Wednesday, February 08, 2006

Wiretapping--the Boring, Technical Stuff

UPDATE: The band plays on here. And the WaPo weighs in on international vs. domestic wiretapping.

This post continues the debate on warrantless wiretapping. Initially, I'm sorry for the hiatus. And I appreciate and enjoy this back and forth. Wiretapping law has been in the sweet-spot of my strike-zone for 25 years, in both work and writing. Dingo and sondjata are spirited and each is a "strong debater." Neither is apathetic, but both tackle the questions with passion minus the prevailing madness and malice.

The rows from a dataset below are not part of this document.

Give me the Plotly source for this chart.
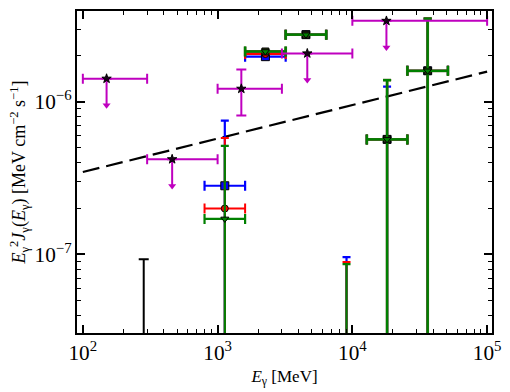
import numpy as np
import plotly.graph_objects as go

# ---------------- data ----------------
# energy bins (MeV)
bin_x = [1131, 2263, 4525, 9051, 18102, 36204]
bin_lo = [800, 1600, 3200, 6400, 12800, 25600]
bin_hi = [1600, 3200, 6400, 12800, 25600, 51200]

# flux values (MeV cm^-2 s^-1); 0 = below plotted range
blue_y = [2.82e-7, 1.98e-6, 2.76e-6, 0, 5.68e-7, 1.60e-6]
blue_up = [7.54e-7, 1.98e-6, 2.76e-6, 9.6e-8, 1.26e-6, 3.52e-6]
blue_dn = [0, 1.98e-6, 2.76e-6, 0, 0, 0]

red_y = [2.00e-7, 2.06e-6, 2.76e-6, 0, 5.68e-7, 1.60e-6]
red_up = [5.79e-7, 2.06e-6, 2.76e-6, 8.93e-8, 1.39e-6, 3.52e-6]
red_dn = [0, 2.06e-6, 2.76e-6, 0, 0, 0]

olive_y = [None, 2.14e-6, 2.76e-6, None, 5.68e-7, 1.60e-6]
olive_up = [None, 2.14e-6, 2.76e-6, None, 1.39e-6, 3.52e-6]
olive_dn = [None, 2.14e-6, 2.76e-6, None, 0, 0]

green_y = [1.71e-7, 2.14e-6, 2.76e-6, 0, 5.68e-7, 1.60e-6]
green_up = [5.15e-7, 2.14e-6, 2.76e-6, 8.63e-8, 1.39e-6, 3.52e-6]
green_dn = [0, 2.14e-6, 2.76e-6, 0, 0, 0]

# black single upper bar
black_x = [283]
black_y = [0]
black_up = [9.29e-8]

# magenta stars (upper limits + one detection)
mag_x = [150, 460, 1500, 4630, 17900]
mag_lo = [100, 300, 1000, 3000, 10000]
mag_hi = [300, 1000, 3000, 10000, 100000]
mag_y = [1.42e-6, 4.21e-7, 1.22e-6, 2.08e-6, 3.40e-6]
mag_up = [1.42e-6, 4.21e-7, 1.63e-6, 2.08e-6, 3.40e-6]
mag_dn = [1.42e-6, 4.21e-7, 8.15e-7, 2.08e-6, 3.40e-6]
mag_ul = [True, True, False, True, True]

# dashed model line
line_x = [1e2, 1e5]
line_y = [3.47e-7, 1.58e-6]

# ---------------- styles ----------------
FLOOR = 1e-12
ARROW_DEC = 0.175
FONT = "Liberation Serif"

fig = go.Figure()

fig.add_trace(go.Scatter(x=line_x, y=line_y, mode="lines",
                         line=dict(color="black", width=2.2, dash="17px,7px"),
                         showlegend=False, hoverinfo="skip"))


def add_series(xs, ys, up, dn, color, symbol, lw, cap_w, mfill, msize=7):
    xx, yy, ep, em, exm, exp_ = [], [], [], [], [], []
    for i, y in enumerate(ys):
        if y is None:
            continue
        yv = y if y > 0 else FLOOR
        lo = dn[i] if dn[i] > 0 else FLOOR
        xx.append(xs[i])
        yy.append(yv)
        ep.append(up[i] - yv)
        em.append(yv - lo)
        exm.append(xs[i] - bin_lo[i])
        exp_.append(bin_hi[i] - xs[i])
    fig.add_trace(go.Scatter(
        x=xx, y=yy, mode="markers",
        marker=dict(symbol=symbol, size=msize, color=mfill,
                    line=dict(color="black", width=1)),
        error_y=dict(type="data", symmetric=False, array=ep, arrayminus=em,
                     color=color, thickness=lw, width=4),
        error_x=dict(type="data", symmetric=False, array=exp_, arrayminus=exm,
                     color=color, thickness=lw, width=cap_w),
        showlegend=False, hoverinfo="skip"))


add_series(bin_x, blue_y, blue_up, blue_dn, "#0000ff", "square", 2.2, 5, "#0000ff", 8)
add_series(bin_x, red_y, red_up, red_dn, "#ff0000", "circle", 2.0, 5, "#ff0000", 7)
add_series(bin_x, olive_y, olive_up, olive_dn, "#4f5f22", "square", 2.8, 5, "#2a3a10", 7)
add_series(bin_x, green_y, green_up, green_dn, "#008000", "triangle-down", 2.2, 5, "#008000", 7)

# black bar
fig.add_trace(go.Scatter(
    x=black_x, y=[FLOOR if v <= 0 else v for v in black_y], mode="markers",
    marker=dict(size=1, color="black"),
    error_y=dict(type="data", symmetric=False,
                 array=[black_up[0] - FLOOR], arrayminus=[0],
                 color="black", thickness=2, width=5),
    showlegend=False, hoverinfo="skip"))

# magenta arrows
MAG = "#bf00bf"
ax_, ay_, tx, ty = [], [], [], []
for i in range(len(mag_x)):
    if mag_ul[i]:
        tip = mag_y[i] * 10 ** (-ARROW_DEC)
        ax_ += [mag_x[i], mag_x[i], None]
        ay_ += [mag_y[i], tip, None]
        tx.append(mag_x[i])
        ty.append(tip)
fig.add_trace(go.Scatter(x=ax_, y=ay_, mode="lines",
                         line=dict(color=MAG, width=2),
                         showlegend=False, hoverinfo="skip"))
fig.add_trace(go.Scatter(x=tx, y=ty, mode="markers",
                         marker=dict(symbol="triangle-down", size=7, color=MAG,
                                     line=dict(width=0)),
                         showlegend=False, hoverinfo="skip"))

fig.add_trace(go.Scatter(
    x=mag_x, y=mag_y, mode="markers",
    marker=dict(symbol="star", size=7, color="#1a001a",
                line=dict(color="black", width=1)),
    error_x=dict(type="data", symmetric=False,
                 array=[h - x for h, x in zip(mag_hi, mag_x)],
                 arrayminus=[x - l for l, x in zip(mag_lo, mag_x)],
                 color=MAG, thickness=2, width=5),
    error_y=dict(type="data", symmetric=False,
                 array=[u - y for u, y in zip(mag_up, mag_y)],
                 arrayminus=[y - d for d, y in zip(mag_dn, mag_y)],
                 color=MAG, thickness=2, width=5),
    showlegend=False, hoverinfo="skip"))

axis_common = dict(
    type="log", dtick=1, exponentformat="power",
    showline=True, linecolor="black", linewidth=2, mirror="allticks",
    ticks="inside", ticklen=8, tickwidth=1.5, tickcolor="black",
    showgrid=False, zeroline=False,
    tickfont=dict(family=FONT, size=17, color="black"),
    minor=dict(ticks="inside", ticklen=4, tickwidth=1, tickcolor="black",
               dtick="D1", showgrid=False),
)

fig.update_layout(
    width=510, height=392,
    margin=dict(l=77, r=10, t=9, b=51),
    paper_bgcolor="white", plot_bgcolor="white",
    font=dict(family=FONT, size=16, color="black"),
    xaxis=dict(axis_common, range=[np.log10(90.5), np.log10(108700)],
               title=dict(text="<i>E</i><sub>γ</sub> [MeV]", standoff=6,
                          font=dict(family=FONT, size=17))),
    yaxis=dict(axis_common, range=[-7.515, -5.404],
               title=dict(text="<i>E</i><sub>γ</sub><sup>2</sup><i>J</i><sub>γ</sub>(<i>E</i><sub>γ</sub>) [MeV cm<sup>−2</sup> s<sup>−1</sup>]",
                          standoff=4, font=dict(family=FONT, size=18))),
)

fig.write_html("out.html")
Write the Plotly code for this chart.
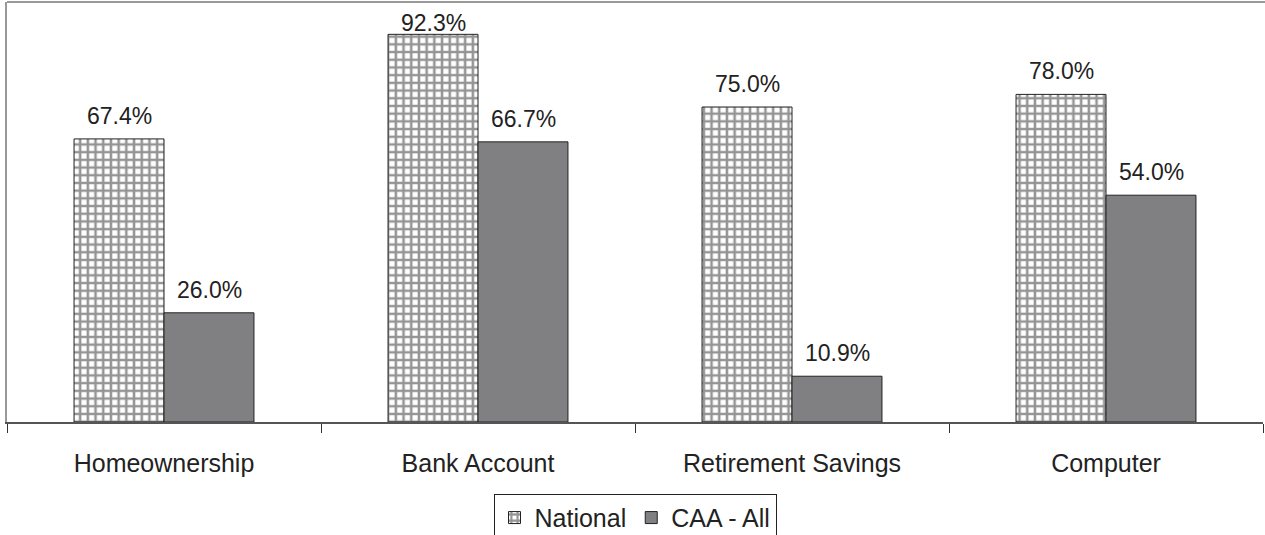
import plotly.graph_objects as go

categories = ["Homeownership", "Bank Account", "Retirement Savings", "Computer"]
national = [67.4, 92.3, 75.0, 78.0]
caa_all = [26.0, 66.7, 10.9, 54.0]
series_names = ["National", "CAA - All"]

FONT = "Liberation Sans, Arial, sans-serif"
W, H = 1265, 535
M = dict(l=7, r=2, t=2, b=113)
Y_MAX = 100
plot_h = H - M["t"] - M["b"]

fig = go.Figure()
fig.add_trace(go.Bar(
    name=series_names[0], x=categories, y=national,
    marker=dict(color="white", line=dict(color="#222222", width=1),
                pattern=dict(shape="+", fgcolor="#2a2a2a", bgcolor="white",
                             size=7.7, solidity=0.55)),
))
fig.add_trace(go.Bar(
    name=series_names[1], x=categories, y=caa_all,
    marker=dict(color="#808083", line=dict(color="#222222", width=1)),
))

# value labels above the bars, kept inside the plot area (as in the original)
annotations = []
for series, shift in ((national, -45), (caa_all, 45)):
    for cat, v in zip(categories, series):
        room = (Y_MAX - v) / Y_MAX * plot_h  # pixels between bar top and plot top
        yshift = min(8, room - 36)
        annotations.append(dict(x=cat, y=v, xref="x", yref="y", text=f"{v:.1f}%",
                                showarrow=False, xshift=shift, yshift=yshift,
                                yanchor="bottom",
                                font=dict(size=23, color="#222222", family=FONT)))

fig.update_layout(
    width=W, height=H,
    margin=dict(**M, autoexpand=False),
    plot_bgcolor="white", paper_bgcolor="white",
    barmode="group", bargap=0.427, bargroupgap=0,
    font=dict(family=FONT, size=25, color="#222222"),
    showlegend=True,
    legend=dict(orientation="h", x=0.5, xanchor="center", y=-0.171, yanchor="top",
                bordercolor="#222222", borderwidth=1, bgcolor="white",
                font=dict(size=25, family=FONT, color="#222222"),
                itemwidth=30, tracegroupgap=0),
    xaxis=dict(showline=True, linecolor="#555555", linewidth=2,
               ticks="outside", tickson="boundaries", ticklen=9, tickcolor="#333333",
               tickwidth=1, showgrid=False, ticklabelstandoff=18,
               tickfont=dict(size=25, family=FONT, color="#222222")),
    yaxis=dict(range=[0, Y_MAX], showline=True, linecolor="#999999", linewidth=2,
               showticklabels=False, ticks="", showgrid=False, zeroline=False),
    shapes=[dict(type="line", xref="paper", yref="paper", x0=0, x1=1.01, y0=1, y1=1,
                 line=dict(color="#999999", width=2))],
    annotations=annotations,
)

fig.write_html("out.html", config={"displayModeBar": False},
               post_script="document.body.style.margin='0';document.body.style.overflow='hidden';")
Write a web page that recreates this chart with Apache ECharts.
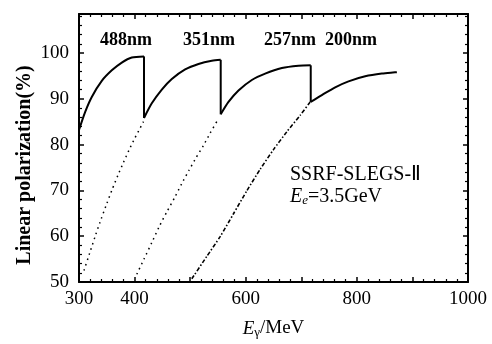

Both sondjata and Dingo replied to a short link on Thursday and last Monday's post, the latter linking prior positions. This piece solely addresses related arguments by Dingo and sondjata about the meaning of "Foreign." Subsequent posts will address the asserted exclusivity of FISA and the claimed lack of accountability under Article II. If you can't wait, click here.

Dingo claims that the prior cases and FISA have a more limited scope than I've asserted. He and sondjata acknowledge FISA (and maybe Article II?) authorize wiretapping in the U.S. of aliens (i.e., neither a U.S. person nor permanent resident). But when U.S. persons or permanent residents are involved, Dingo argues "foreign" means just that--transmissions that both originate and terminate outside the United States. According to Dingo, neither the courts nor FISA sanction wiretapping the transmissions of U.S. persons for domestic (transmissions originating and terminating inside the United States) or international (transmissions originating or terminating, but not both, inside the U.S.), even if the contents involve foreign intelligence information.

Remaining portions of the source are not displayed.